程浩严肃而客气地拒绝:“你要是给带点土特产纪念品我肯定要,但是这个太贵重了,不合适。”
“有什麽不合适的?”玫瑰几乎是吼出来的。
“这麽贵重的东西我用不了。再说我们的交情也没到这份儿上。”
最後一句话显然刺伤了玫瑰。她拼命忍住眼泪,恶狠狠地盯著程浩。程浩依旧是淡淡地应视她的目光。

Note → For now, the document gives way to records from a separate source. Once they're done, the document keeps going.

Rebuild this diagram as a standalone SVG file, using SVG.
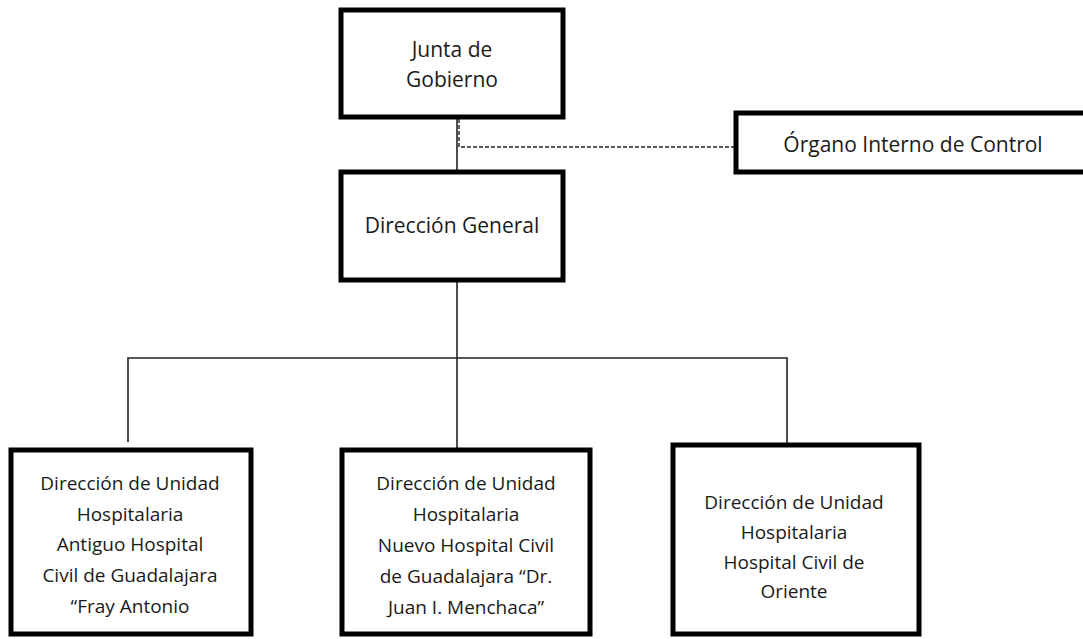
<svg xmlns="http://www.w3.org/2000/svg" width="1083" height="639" viewBox="0 0 1083 639">
<style>
.box{fill:#fff;stroke:#000;stroke-width:5}
.t{font-family:"Open Sans","Noto Sans",sans-serif;fill:#1a1a1a;text-anchor:middle}
.big{font-size:21px}
.sm{font-size:19px}
.ln{fill:none;stroke:#222;stroke-width:1.6}
.dash{fill:none;stroke:#222;stroke-width:1.4;stroke-dasharray:4 2}
</style>
<rect width="1083" height="639" fill="#fff"/>
<g id="connectors">
<line class="ln" x1="457" y1="117" x2="457" y2="172"/>
<path class="dash" d="M459,119 V147 H736"/>
<line class="ln" x1="457" y1="280" x2="457" y2="450"/>
<path class="ln" d="M128,442 V358 H787 V445"/>
</g>
<g id="junta">
<rect class="box" x="341" y="10" width="222" height="107"/>
<text class="t big" x="452" y="57">Junta de</text>
<text class="t big" x="452" y="87">Gobierno</text>
</g>
<g id="organo">
<rect class="box" x="736" y="113" width="360" height="59"/>
<text class="t big" x="913" y="152">Órgano Interno de Control</text>
</g>
<g id="direccion-general">
<rect class="box" x="341" y="172" width="222" height="108"/>
<text class="t big" x="452" y="233">Dirección General</text>
</g>
<g id="antiguo">
<rect class="box" x="11" y="450" width="240" height="184"/>
<text class="t sm" x="130" y="490">Dirección de Unidad</text>
<text class="t sm" x="130" y="521">Hospitalaria</text>
<text class="t sm" x="130" y="551">Antiguo Hospital</text>
<text class="t sm" x="130" y="582">Civil de Guadalajara</text>
<text class="t sm" x="130" y="613">“Fray Antonio</text>
</g>
<g id="nuevo">
<rect class="box" x="342" y="450" width="248" height="184"/>
<text class="t sm" x="466" y="490">Dirección de Unidad</text>
<text class="t sm" x="466" y="521">Hospitalaria</text>
<text class="t sm" x="466" y="552">Nuevo Hospital Civil</text>
<text class="t sm" x="466" y="583">de Guadalajara “Dr.</text>
<text class="t sm" x="466" y="614">Juan I. Menchaca”</text>
</g>
<g id="oriente">
<rect class="box" x="673" y="445" width="246" height="189"/>
<text class="t sm" x="794" y="509">Dirección de Unidad</text>
<text class="t sm" x="794" y="539">Hospitalaria</text>
<text class="t sm" x="794" y="569">Hospital Civil de</text>
<text class="t sm" x="794" y="598">Oriente</text>
</g>
</svg>
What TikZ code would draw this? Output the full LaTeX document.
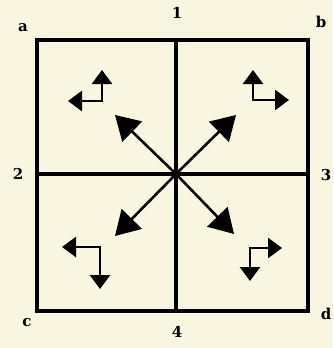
\documentclass[tikz,border=0pt]{standalone}
\usepackage{fontspec}
\setmainfont{DejaVu Serif}
\usepackage{tikz}
\usetikzlibrary{arrows.meta}
\definecolor{paper}{RGB}{248,246,224}
\tikzset{
  lbl/.style={font=\fontsize{15}{15}\selectfont\bfseries},
  big/.style={line width=2.6pt,-{Triangle[length=24pt,width=28pt]}},
  small/.style={line width=2.6pt,line join=miter,
    {Triangle[length=14pt,width=20pt]}-{Triangle[length=14pt,width=20pt]}}
}
\begin{document}
\begin{tikzpicture}[x=1pt,y=-1pt]
\fill[paper] (0,0) rectangle (333,348);
\useasboundingbox (0,0) rectangle (333,348);
% square and the cross
\coordinate (A1) at (37,40);
\coordinate (A3) at (308,311);
\coordinate (T) at (176,40);
\coordinate (B) at (176,311);
\coordinate (L) at (37,174);
\coordinate (R) at (308,174);
\coordinate (O) at (176,174);
\draw[line width=4.2pt] (A1) rectangle (A3);
\draw[line width=3.6pt] (T) -- (B);
\draw[line width=3.6pt] (L) -- (R);
% labels
\node[lbl] (na) at (23,28) {a};
\node[lbl] (nb) at (321,22) {b};
\node[lbl] (nc) at (27,323) {c};
\node[lbl] (nd) at (326,314) {d};
\node[lbl] (n1) at (177,13) {1};
\node[lbl] (n2) at (18,174) {2};
\node[lbl] (n3) at (326,175) {3};
\node[lbl] (n4) at (177,332) {4};
% big arrows
\coordinate (D1) at (115,115);
\coordinate (D2) at (236,115);
\coordinate (D3) at (115,236);
\coordinate (D4) at (234,234);
\draw[big] (O) -- (D1);
\draw[big] (O) -- (D2);
\draw[big] (O) -- (D3);
\draw[big] (O) -- (D4);
% small arrows
\coordinate (U1) at (102,70);
\coordinate (C1) at (102,101);
\coordinate (E1) at (68,101);
\draw[small] (U1) |- (E1);
\coordinate (U2) at (253,70);
\coordinate (E2) at (289,100);
\draw[small] (U2) |- (E2);
\coordinate (W3) at (62,247);
\coordinate (S3) at (100,289);
\draw[small] (W3) -| (S3);
\coordinate (E4) at (282,248);
\coordinate (S4) at (250,281);
\draw[small] (E4) -| (S4);
\end{tikzpicture}
\end{document}
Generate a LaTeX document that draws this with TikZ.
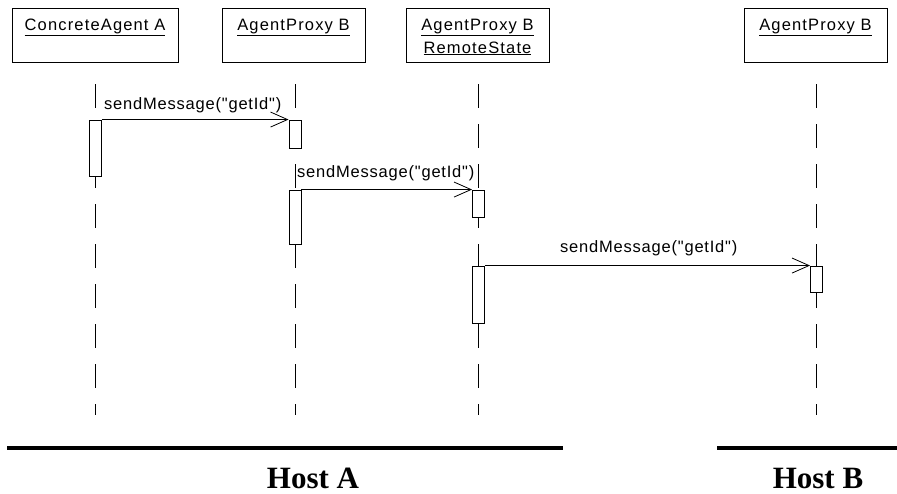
\documentclass[tikz,border=0pt]{standalone}
\usepackage{fontspec}
\usetikzlibrary{arrows.meta}
\newfontfamily\umlfont[LetterSpace=7]{Liberation Sans}
\newfontfamily\msgfont[LetterSpace=4.8]{Liberation Sans}
\newfontfamily\hostfont{Liberation Serif}
\tikzset{
  headbox/.style={draw, line width=0.9pt, inner sep=0pt, minimum height=54pt},
  headtext/.style={anchor=base, inner sep=0pt, font=\umlfont\fontsize{16.5}{19}\selectfont},
  lifeline/.style={line width=0.8pt, dash pattern=on 24pt off 16pt},
  act/.style={draw, fill=white, line width=0.9pt, inner sep=0pt, minimum width=12pt},
  msg/.style={line width=0.8pt, -{Straight Barb[length=17pt, width=15pt, line width=0.8pt]}},
  msgtext/.style={anchor=base west, inner sep=0pt, font=\msgfont\fontsize{16.5}{19}\selectfont},
  hostline/.style={line width=4pt},
  hosttext/.style={anchor=base, inner sep=0pt, font=\hostfont\bfseries\fontsize{31}{36}\selectfont}
}
\begin{document}
\begin{tikzpicture}[x=1pt, y=-1pt]
  \useasboundingbox (0,0) rectangle (897,493);

  % object heads
  \node[headbox, minimum width=166pt] (hA) at (95,35) {};
  \node[headbox, minimum width=143pt] (hB) at (293.5,35) {};
  \node[headbox, minimum width=143pt] (hR) at (477.5,35) {};
  \node[headbox, minimum width=143pt] (hC) at (815.5,35) {};
  \node[headtext] (tA) at (95,30) {\underline{ConcreteAgent A}};
  \node[headtext] (tB) at (293.5,30) {\underline{AgentProxy B}};
  \node[headtext] (tR1) at (477.5,30) {\underline{AgentProxy B}};
  \node[headtext] (tR2) at (477.5,53) {\underline{RemoteState}};
  \node[headtext] (tC) at (815.5,30) {\underline{AgentProxy B}};

  % lifelines
  \coordinate (lAt) at (95.5,84);  \coordinate (lAb) at (95.5,415);
  \coordinate (lBt) at (295,84);   \coordinate (lBb) at (295,415);
  \coordinate (lRt) at (478.5,84); \coordinate (lRb) at (478.5,415);
  \coordinate (lCt) at (816.5,84); \coordinate (lCb) at (816.5,415);
  \draw[lifeline] (lAt) -- (lAb);
  \draw[lifeline] (lBt) -- (lBb);
  \draw[lifeline] (lRt) -- (lRb);
  \draw[lifeline] (lCt) -- (lCb);

  % activation bars
  \node[act, minimum height=56pt] (act1)  at (95.5,148) {};
  \node[act, minimum height=28pt] (act2a) at (295,134) {};
  \node[act, minimum height=54pt] (act2b) at (295,217) {};
  \node[act, minimum height=27pt] (act3a) at (478.5,203.5) {};
  \node[act, minimum height=57pt] (act3b) at (478.5,294.5) {};
  \node[act, minimum height=26pt] (act4)  at (816.5,279) {};

  % messages
  \draw[msg] (act1.north east) -- (act2a.north west);
  \draw[msg] (act2b.north east) -- (act3a.north west);
  \draw[msg] (act3b.north east) -- (act4.north west);
  \node[msgtext] (m1) at (104,109) {sendMessage("getId")};
  \node[msgtext] (m2) at (297,177) {sendMessage("getId")};
  \node[msgtext] (m3) at (560,252) {sendMessage("getId")};

  % hosts
  \coordinate (hostAl) at (7,448);   \coordinate (hostAr) at (563,448);
  \coordinate (hostBl) at (717,448); \coordinate (hostBr) at (897,448);
  \draw[hostline] (hostAl) -- (hostAr);
  \draw[hostline] (hostBl) -- (hostBr);
  \node[hosttext] (hostA) at (313,488) {Host A};
  \node[hosttext] (hostB) at (818,488) {Host B};
\end{tikzpicture}
\end{document}
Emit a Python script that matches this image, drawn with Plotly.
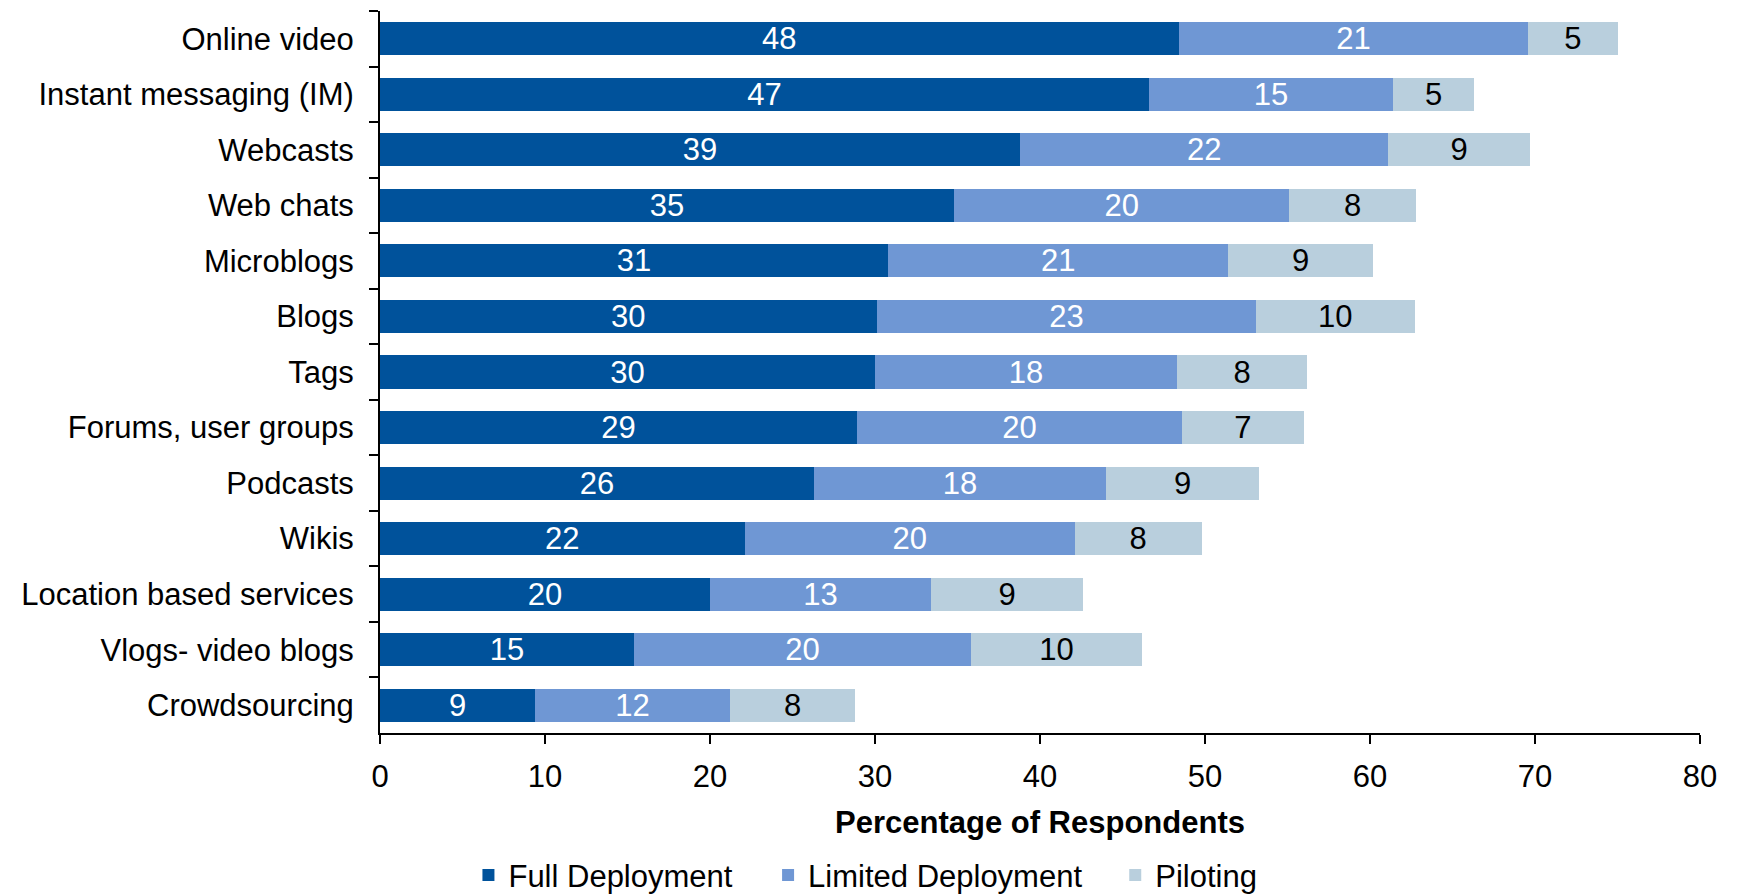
import plotly.graph_objects as go

categories = ["Online video", "Instant messaging (IM)", "Webcasts", "Web chats", "Microblogs",
              "Blogs", "Tags", "Forums, user groups", "Podcasts", "Wikis",
              "Location based services", "Vlogs- video blogs", "Crowdsourcing"]
full_deployment = [48.4, 46.6, 38.8, 34.8, 30.8, 30.1, 30.0, 28.9, 26.3, 22.1, 20.0, 15.4, 9.4]
limited_deployment = [21.2, 14.8, 22.3, 20.3, 20.6, 23.0, 18.3, 19.7, 17.7, 20.0, 13.4, 20.4, 11.8]
piloting = [5.4, 4.9, 8.6, 7.7, 8.8, 9.6, 7.9, 7.4, 9.3, 7.7, 9.2, 10.4, 7.6]
x_ticks = [0, 10, 20, 30, 40, 50, 60, 70, 80]

FONT = "Arial, Liberation Sans, sans-serif"
FS = 31

series = [
    ("Full Deployment", full_deployment, "#00529B", "white", "legend", 0.067),
    ("Limited Deployment", limited_deployment, "#6F97D4", "white", "legend2", 0.294),
    ("Piloting", piloting, "#B9CFDD", "black", "legend3", 0.557),
]

fig = go.Figure()
for name, vals, color, tcolor, leg, _ in series:
    fig.add_trace(go.Bar(
        y=categories, x=vals, name=name, orientation="h",
        marker=dict(color=color, line=dict(width=0)),
        texttemplate="%{x:.0f}", textposition="inside", insidetextanchor="middle",
        textangle=0, constraintext="none",
        textfont=dict(family=FONT, size=FS, color=tcolor),
        legend=leg, showlegend=True,
    ))

layout_legends = {}
for name, vals, color, tcolor, leg, xpos in series:
    layout_legends[leg] = dict(
        x=xpos, y=-0.197, xanchor="left", yanchor="middle",
        orientation="h", bgcolor="rgba(0,0,0,0)",
        font=dict(family=FONT, size=FS, color="black"),
        visible=True,
    )

fig.update_layout(
    width=1738, height=896,
    margin=dict(l=380, r=38, t=11, b=163, autoexpand=False),
    showlegend=True,
    barmode="stack", bargap=0.405,
    plot_bgcolor="white", paper_bgcolor="white",
    font=dict(family=FONT, size=FS, color="black"),
    xaxis=dict(
        range=[0, 80], tickvals=x_ticks, ticktext=[str(v) for v in x_ticks],
        showgrid=False, zeroline=False,
        showline=True, linecolor="black", linewidth=2,
        ticks="outside", ticklen=9, tickwidth=2, tickcolor="black",
        ticklabelstandoff=6,
        tickfont=dict(family=FONT, size=FS, color="black"),
        title=dict(text="<b>Percentage of Respondents</b>",
                   font=dict(family=FONT, size=FS, color="black"), standoff=18),
    ),
    yaxis=dict(
        autorange="reversed", type="category",
        showgrid=False, zeroline=False,
        showline=True, linecolor="black", linewidth=2,
        ticks="outside", ticklen=9, tickwidth=2, tickcolor="black",
        tickson="boundaries", ticklabelstandoff=18,
        tickfont=dict(family=FONT, size=FS, color="black"),
    ),
    **layout_legends,
)

fig.write_html("out.html")
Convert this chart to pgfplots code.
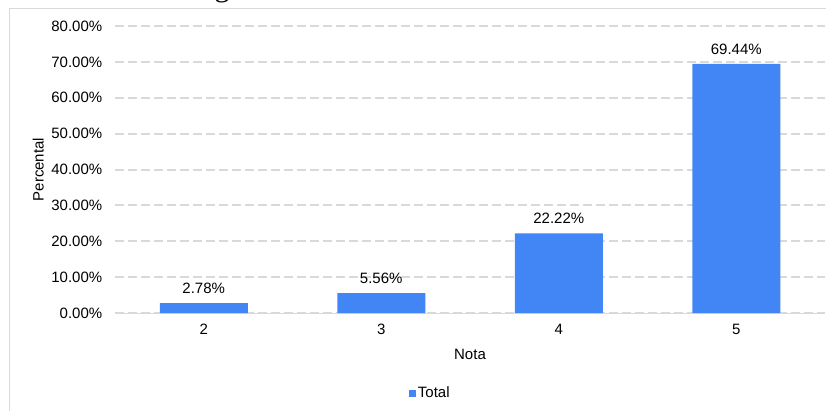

气氛骤然间变得紧张。没有人说话。阿敏觉得安静得能听到自己的心跳。
玫瑰突然站起来,拿起东西冲出去。因为用力过猛,推翻了几张椅子。
程浩扶起倒在地上的椅子,把玫瑰没吃的番茄牛肉饭端回厨房,似乎什麽都没发生过。
这一晚,好又来照常营业,照常关门。
阿敏躺上床的时候,忽然听见外面有人大力地拍门,接著是一个女人歇斯底里地吼叫:“程浩,你给我出来!”
“你这个王八蛋,怎麽可以这样对我!”
“我哪里不好,哪里配不上你,你要这样对我!”
女人的声音大得在安静的夜晚都能听到回音,伴随著急促的敲门声,让阿敏心惊肉跳。
他披上衣服,跑下楼去,刚想开门却被红玲拉住。
红玲把他拽回院,小声说:“玫瑰大概喝多了。别管她。”
阿敏奇怪地问:“就让她在外面闹?”
“有浩哥呢。”
正说著,程浩从楼上下来,打开门出去。然後听见玫瑰骂人,又过了一会儿,骂声被呜呜的哭声代替了。